Friday, 8 July 2011

The future of our media. Where do you stand?

There is a lot of thinking to be done this morning.


We are at the heart of a media storm and the storm focuses on three key things


Firstly, the future of News International and its senior management


Secondly, the implications for the political and police establishment as we start to understand its complicity in what is starting to look like an systemic culture of corruption


Thirdly, the far more important and longer-term debate about the kind of media we, as a society, will tolerate and the balance within it between public interest and commercial interest.


As far as the first is concerned it seems hard to believe that the closure of the NOTW is the end of the story. More senior heads will have to roll surely. And I will be interested to see the Union response too!


For the second, we must wonder just how the PM and Downing Street generally will shake off the scandal of association with Andy Coulson. They will only weather the storm, if they are seen to take action on the third point. And to me that isn't just about a judge led enquiry into the phone hacking scandal.


This is, as I say, the fundamental issue. Should freedom of the press over-ride all other moral codes and values? As an example, do we want a press that is free to investigate and disclose celebrity mis-deeds as a matter of fact and of public interest? Or a press that is free to print pages of salacious detail as a matter of prurient interest to sell more papers?


It's a key question that defines the society we live in.


Where do you stand?

Thursday, 7 July 2011

The News is the News - and it matters to us how we respond

I was on the top deck of the number 201 bus to Stamford when I read on Twitter of the announced closure of the News of the World. I may be going over the top but it seemed like one of those key 'news' moments that you will always remember - an event of such profound significance that we will only understand it through the perspective of history.


Up until today News International seems to have been playing the classic media novice's game of 'close your eyes and hope it goes away'. To go from such a naive policy to such a comprehensive and newsworthy response is typical of the Murdoch approach.


And yet it remains to be seen just what this most dramatic of gestures achieves. News International is still the story, making, not breaking, news. And there will be many who wonder why the axe has fallen on many innocent employees while no one at the top has yet taken responsibility?


Fundamentally too, we have to hope that this isn't the end of the story. If this one gesture closes the account then we have missed the point.

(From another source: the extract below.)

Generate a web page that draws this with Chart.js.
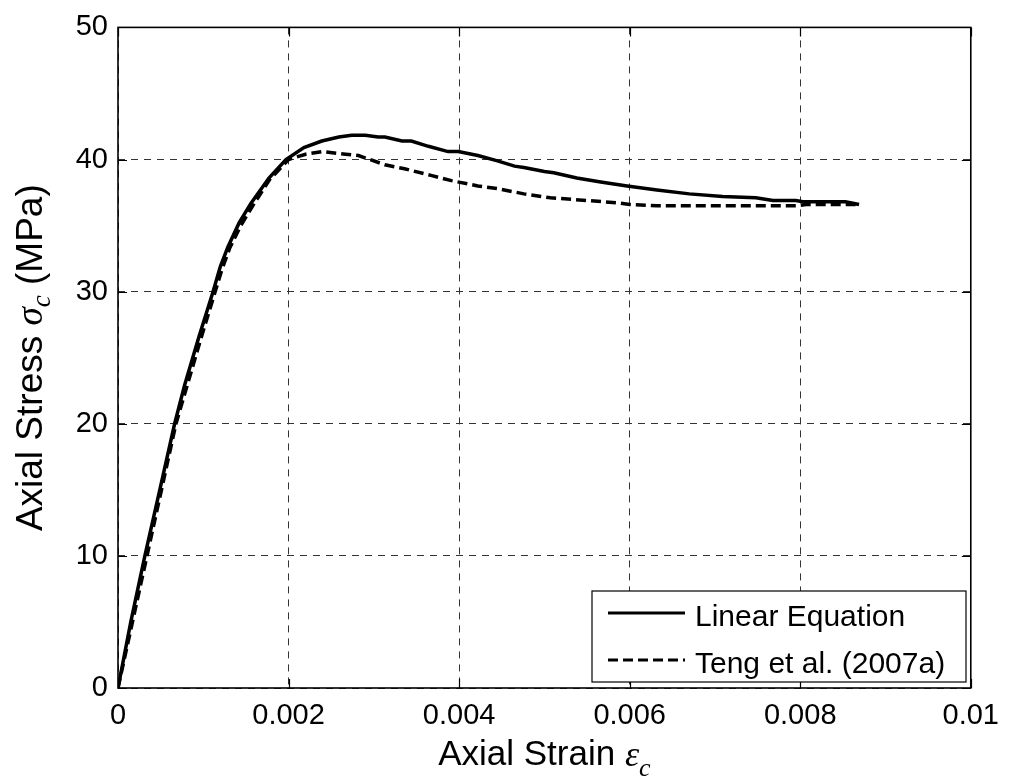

And it is a point that has been at the heart of debate for quite some time. Because the emotionally charged hacking story is the counter-part of the equally vociferously voiced media onslaught on the whole injunction regime. What we need to understand is the balance we want in our society between freedom and responsibility within our media.


The media chaffed - in some cases quite rightly - under the constraints of the injunction regime. But did they really do so because they were championing the freedom of the press? Or because their ability to commercially exploit salacious stories was curtailed. The 'hacking' scandal, suggests that commercial gain is the prevailing value of our national media - and not just the News of the World.


Liberty, said John Milton long ago, is the freedom to do what you ought to do. Licence is the freedom to do what you want without thought for the consequences. Where does the balance lie in our modern media?